Nach mehreren Tagen der Verfolgung wurde der Wal am 11. November 1921 von mehreren Elbfischern und dem Milchdampfer Fortuna Richtung Strand getrieben. Gegen Mittag, bei einsetzender Ebbe gelang es den Schiffsbesatzungen den Wal zwischen zwei Buhnen zu halten und dann zum Stranden zu bringen. Ein Martyrium für ein Lebewesen, dass an so einen fremden Lebensort gelangt war. Ein Ansässiger erlöste das Tier dann mit einem Schuss aus seinem Militärgewehr.

Der Wal wurde mit Pferdekraft  in den Saal des Gasthauses Dittmer in Fliegenberg gebracht. Aber statt ihn zu zerlegen und das Fleisch zu verteilen, stellten sich nun Schaulustige ein. Schulklassen unterbrachen ihren Unterricht und machten sich auf zum Wal. Interessierte Menschen kamen in Scharen, um den exotischen Gast zu bestaunen. Im Waschkessel soll Gastwirt Dittmer das Wasser für den ausgeschenkten Grog erhitzt haben, um dem Ansturm gerecht zu werden.

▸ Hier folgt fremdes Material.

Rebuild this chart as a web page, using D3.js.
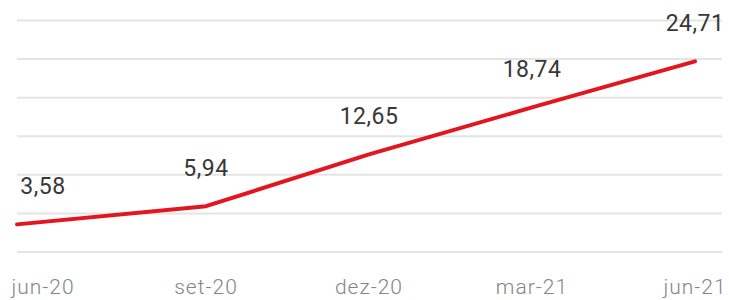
<!DOCTYPE html>
<html>
<head>
<meta charset="utf-8">
<script src="https://cdn.jsdelivr.net/npm/d3@7"></script>
<style>
  html, body { margin: 0; padding: 0; background: #fff; }
  svg { display: block; }
</style>
</head>
<body>
<script>
// data
const months = ["jun-20", "set-20", "dez-20", "mar-21", "jun-21"];
const values = [3.58, 5.94, 12.65, 18.74, 24.71];
const valueLabels = ["3,58", "5,94", "12,65", "18,74", "24,71"];
const gridTicks = [0, 5, 10, 15, 20, 25, 30];
// ----------

const w = 729;
const h = 300;
const p = { t: 20.5, r: 7, b: 48, l: 17 };

const svg = d3.select("body")
  .append("svg")
  .attr("width", w)
  .attr("height", h);

// scales
const x = d3.scalePoint()
  .domain(months)
  .range([43, 695]);

const y = d3.scaleLinear()
  .domain([0, 30])
  .range([h - p.b, p.t]);
// ----------

// gridlines
svg.append("g")
  .selectAll("line")
  .data(gridTicks)
  .enter()
  .append("line")
  .attr("x1", p.l)
  .attr("x2", w - p.r)
  .attr("y1", d => y(d))
  .attr("y2", d => y(d))
  .attr("stroke", "#e4e4e4")
  .attr("stroke-width", 2);

// x axis labels
svg.append("g")
  .selectAll("text")
  .data(months)
  .enter()
  .append("text")
  .text(d => d)
  .attr("x", d => x(d))
  .attr("y", 294)
  .attr("text-anchor", "middle")
  .attr("font-family", "Roboto, sans-serif")
  .attr("font-weight", 300)
  .attr("font-size", 21)
  .attr("letter-spacing", 1)
  .attr("fill", "#858585");

// line (first point leads in from the left edge of the grid)
const series = months.map((m, i) => ({ month: m, value: values[i], label: valueLabels[i] }));
const line = d3.line()
  .x((d, i) => i === 0 ? p.l : x(d.month))
  .y(d => y(d.value));

svg.append("path")
  .datum(series)
  .attr("d", line)
  .attr("fill", "none")
  .attr("stroke", "#e3151f")
  .attr("stroke-width", 4)
  .attr("stroke-linejoin", "round")
  .attr("stroke-linecap", "round");

// value labels
svg.append("g")
  .selectAll("text")
  .data(series)
  .enter()
  .append("text")
  .text(d => d.label)
  .attr("x", d => x(d.month))
  .attr("y", d => y(d.value) - 30)
  .attr("text-anchor", "middle")
  .attr("font-family", "Roboto, sans-serif")
  .attr("font-size", 23)
  .attr("letter-spacing", 0.5)
  .attr("fill", "#383838");
</script>
</body>
</html>
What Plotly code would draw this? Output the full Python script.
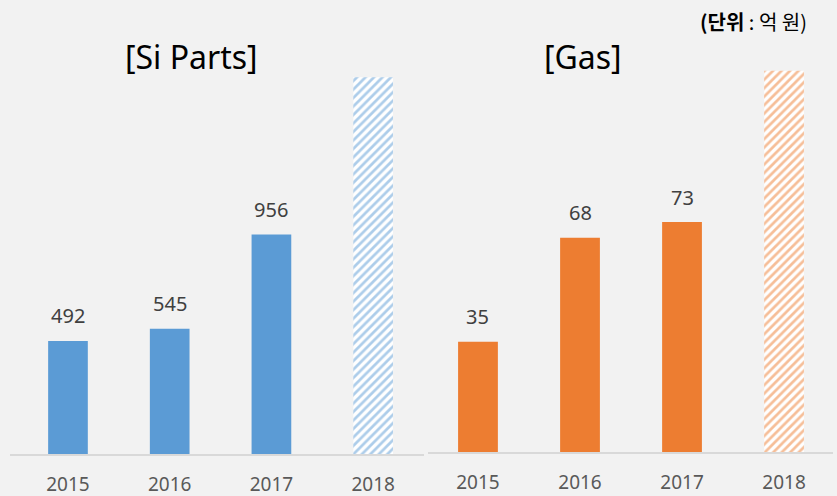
import plotly.graph_objects as go

years = ["2015", "2016", "2017", "2018"]
si_values = [492, 545, 956, 1640]
gas_values = [35, 68, 73, 121]
si_labels = ["492", "545", "956", ""]
gas_labels = ["35", "68", "73", ""]
titles = ["[Si Parts]", "[Gas]"]
unit_text = "<b>(단위</b> : 억 원)"

BLUE = "#5b9bd5"
ORANGE = "#ed7d31"
BG = "#f2f2f2"
W, H = 837, 496

fig = go.Figure()

def add_panel(values, labels, color, xa, ya):
    # actual years (solid)
    fig.add_trace(go.Bar(
        x=years[:3], y=values[:3], xaxis=xa, yaxis=ya, width=0.39,
        marker=dict(color=color, line=dict(width=0)),
        showlegend=False, hoverinfo="skip",
    ))
    # forecast year (hatched)
    fig.add_trace(go.Bar(
        x=years[3:], y=values[3:], xaxis=xa, yaxis=ya, width=0.39,
        marker=dict(color="white", line=dict(width=0),
                    pattern=dict(shape="/", fgcolor=color, bgcolor="white",
                                 size=6, solidity=0.45, fillmode="overlay")),
        showlegend=False, hoverinfo="skip",
    ))
    for i, (v, lab) in enumerate(zip(values, labels)):
        if lab:
            fig.add_annotation(x=i, y=v, xref=xa, yref=ya, text=lab,
                               showarrow=False, yanchor="middle", yshift=25,
                               font=dict(size=20, color="#404040", family="Noto Sans"))

add_panel(si_values, si_labels, BLUE, "x", "y")
add_panel(gas_values, gas_labels, ORANGE, "x2", "y2")

axis_common = dict(type="category", categoryorder="array", categoryarray=years,
                   showgrid=False, zeroline=False, automargin=False,
                   showline=True, linecolor="#d9d9d9", linewidth=2,
                   ticks="", tickfont=dict(size=19, color="#595959", family="Noto Sans"),
                   ticklabelstandoff=12, fixedrange=True)

fig.update_layout(
    width=W, height=H,
    paper_bgcolor=BG, plot_bgcolor=BG,
    margin=dict(l=0, r=0, t=0, b=0),
    barmode="overlay",
    xaxis=dict(domain=[10 / W, 424 / W], range=[-0.57, 3.5], anchor="y", **axis_common),
    xaxis2=dict(domain=[428 / W, 833 / W], range=[-0.49, 3.48], anchor="y2", **axis_common),
    yaxis=dict(domain=[(H - 454) / H, 1], range=[0, 454 / 0.2297], visible=False,
               showgrid=False, zeroline=False, fixedrange=True, automargin=False),
    yaxis2=dict(domain=[(H - 452) / H, 1], range=[0, 452 / 3.15], visible=False,
                showgrid=False, zeroline=False, fixedrange=True, automargin=False),
)

fig.add_annotation(x=191 / W, y=1 - 56 / H, xref="paper", yref="paper", text=titles[0],
                   showarrow=False, xanchor="center", yanchor="middle",
                   font=dict(size=32, color="#000000", family="Noto Sans"))
fig.add_annotation(x=583 / W, y=1 - 56 / H, xref="paper", yref="paper", text=titles[1],
                   showarrow=False, xanchor="center", yanchor="middle",
                   font=dict(size=32, color="#000000", family="Noto Sans"))
fig.add_annotation(x=809 / W, y=1 - 21 / H, xref="paper", yref="paper", text=unit_text,
                   showarrow=False, xanchor="right", yanchor="middle",
                   font=dict(size=20, color="#000000", family="Noto Sans CJK KR"))

fig.write_html("out.html", config={"displayModeBar": False},
               post_script="document.body.style.margin='0';")
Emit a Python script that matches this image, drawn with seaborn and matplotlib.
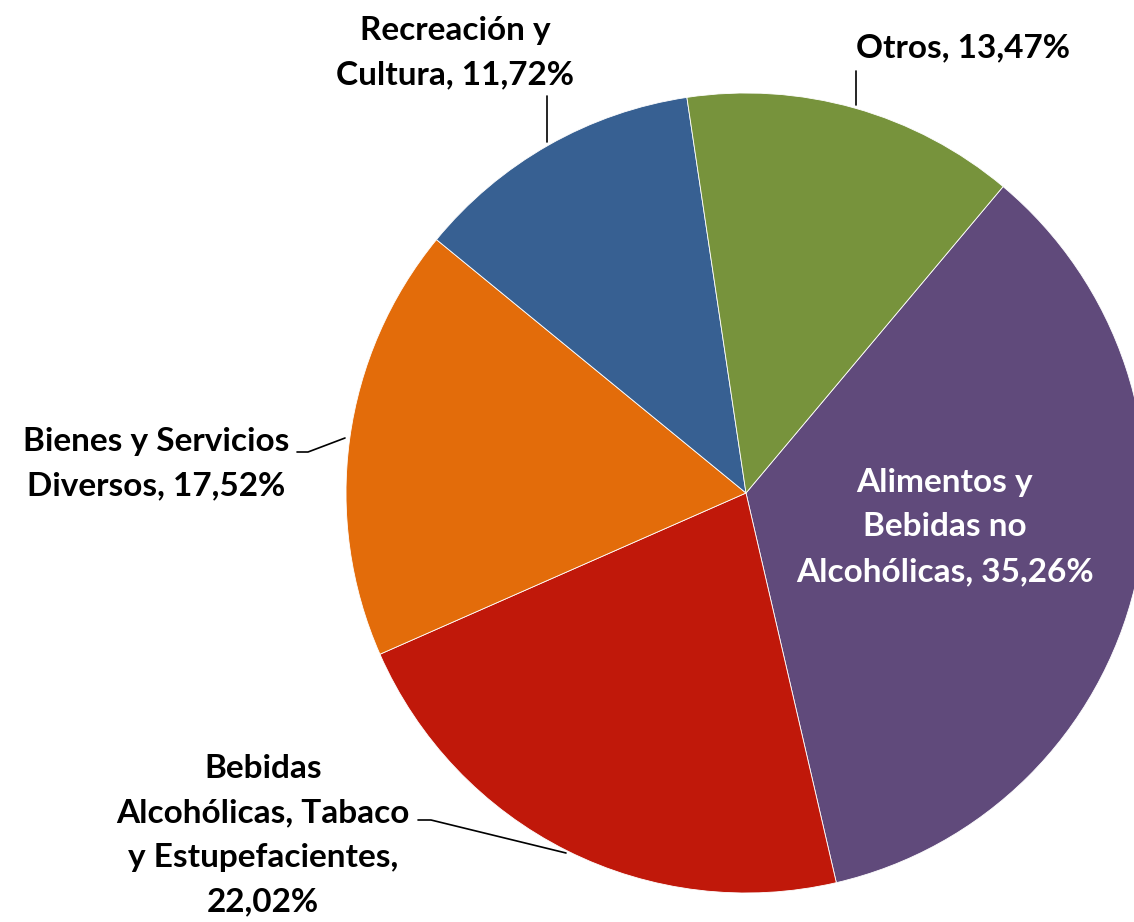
import matplotlib
matplotlib.use("Agg")
import matplotlib.pyplot as plt
import seaborn as sns

sns.set_theme(style="white")
plt.rcParams["font.family"] = ["Lato", "DejaVu Sans"]

# data
categorias = ["Alimentos y\nBebidas no\nAlcohólicas",
              "Bebidas\nAlcohólicas, Tabaco\ny Estupefacientes,",
              "Bienes y Servicios\nDiversos",
              "Recreación y\nCultura",
              "Otros"]
valores = [35.26, 22.02, 17.52, 11.72, 13.47]
colores = ["#604A7B", "#C0180A", "#E36C0A", "#376092", "#77933C"]

W, H = 1134, 922
fig = plt.figure(figsize=(W / 100, H / 100), dpi=100)
ax = fig.add_axes([0, 0, 1, 1])

ax.pie(valores, colors=colores, startangle=50, counterclock=False,
       center=(746, H - 493), radius=400,
       wedgeprops=dict(edgecolor="white", linewidth=0.6))
ax.set_xlim(0, W)
ax.set_ylim(0, H)
ax.set_aspect("equal")
ax.axis("off")


def fmt(v):
    return f"{v:.2f}".replace(".", ",") + "%"


# label texts
etiquetas = [
    f"Alimentos y\nBebidas no\nAlcohólicas, {fmt(valores[0])}",
    f"Bebidas\nAlcohólicas, Tabaco\ny Estupefacientes,\n{fmt(valores[1])}",
    f"Bienes y Servicios\nDiversos, {fmt(valores[2])}",
    f"Recreación y\nCultura, {fmt(valores[3])}",
    f"Otros, {fmt(valores[4])}",
]
pos = [(945, 527), (263, 835), (156, 464), (455, 53), (963, 48)]
txt_col = ["white", "black", "black", "black", "black"]

for lab, (x, y), c in zip(etiquetas, pos, txt_col):
    ax.text(x, H - y, lab, ha="center", va="center", fontsize=24,
            fontweight="bold", color=c, linespacing=1.65)

# leader lines
lineas = [
    [(547, 96), (547, 142)],
    [(856, 71), (856, 105)],
    [(297, 452), (308, 452), (345, 438)],
    [(418, 820), (431, 820), (566, 853)],
]
for pts in lineas:
    xs = [p[0] for p in pts]
    ys = [H - p[1] for p in pts]
    ax.plot(xs, ys, color="black", linewidth=1.2)

fig.savefig("out.png", dpi=100)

Gefangener Schwertwal am Kran. Quelle: Berliner Tageblatt vom 3.12.1921 // Staatsbibliothek zu Berlin

Schwertwal in Hamburg

Die Kunde vom erlegten Wal verbreitete sich schnell bis nach Hamburg. Am 13. November berichtete die Neue Hamburger Zeitung über den Fang eines „finnländischen Wales“. Statt wie geplant, den Wal an Hagenbecks Tierpark zu verkaufen, witterte aber ein anderer Hamburger Kaufmann ein gutes Geschäft. Für 22.000 Reichsmark erwarb der Besitzer des 1920 wieder eröffneten Hamburger Ballhauses Trichter den drei Tonnen schweren Kadaver und sorgte dafür, dass der Wal ans Millerntor nach St. Pauli kommen sollte. Der Wal wurde nach Hamburg verschifft. Schon jetzt war es kein reines Vergnügen mehr, dem Walkörper nah zu sein. Die Zersetzung war in vollem Gange und sorgte für intensive Geruchserlebnisse. Schnell wurden Mitarbeiter des Hamburger Naturhistorischen Museums gewonnen, die den Körper des Schwertwales literweise mit Formalin versorgten. Dadurch konnte der Wal zumindest äußerlich noch für ein paar Tage ansehnlich bleiben.

Und das musste er. Denn Tausende Menschen machten sich auf den Weg über die Hamburger Straßen, auf denen elektrische Straßenbahnen, Pferdekutschen, erste Automobile und Handkarren das Bild bestimmten. Gegen drei Reichsmark Eintritt war der Wal zu sehen. Am Sonntag, dem 20. November waren fast 5000 Besucher im Trichter. Noch am 24. November wurde die Schaustellung in den Hamburger Nachrichten beworben. Das Skelett des Wales wurde später im Hamburger Naturhistorischen Museum am Steintorwall gezeigt, bis es im Juli 1943 zusammen mit den anderen Exponaten bei einem Alliiertenangriff zerstört wurde.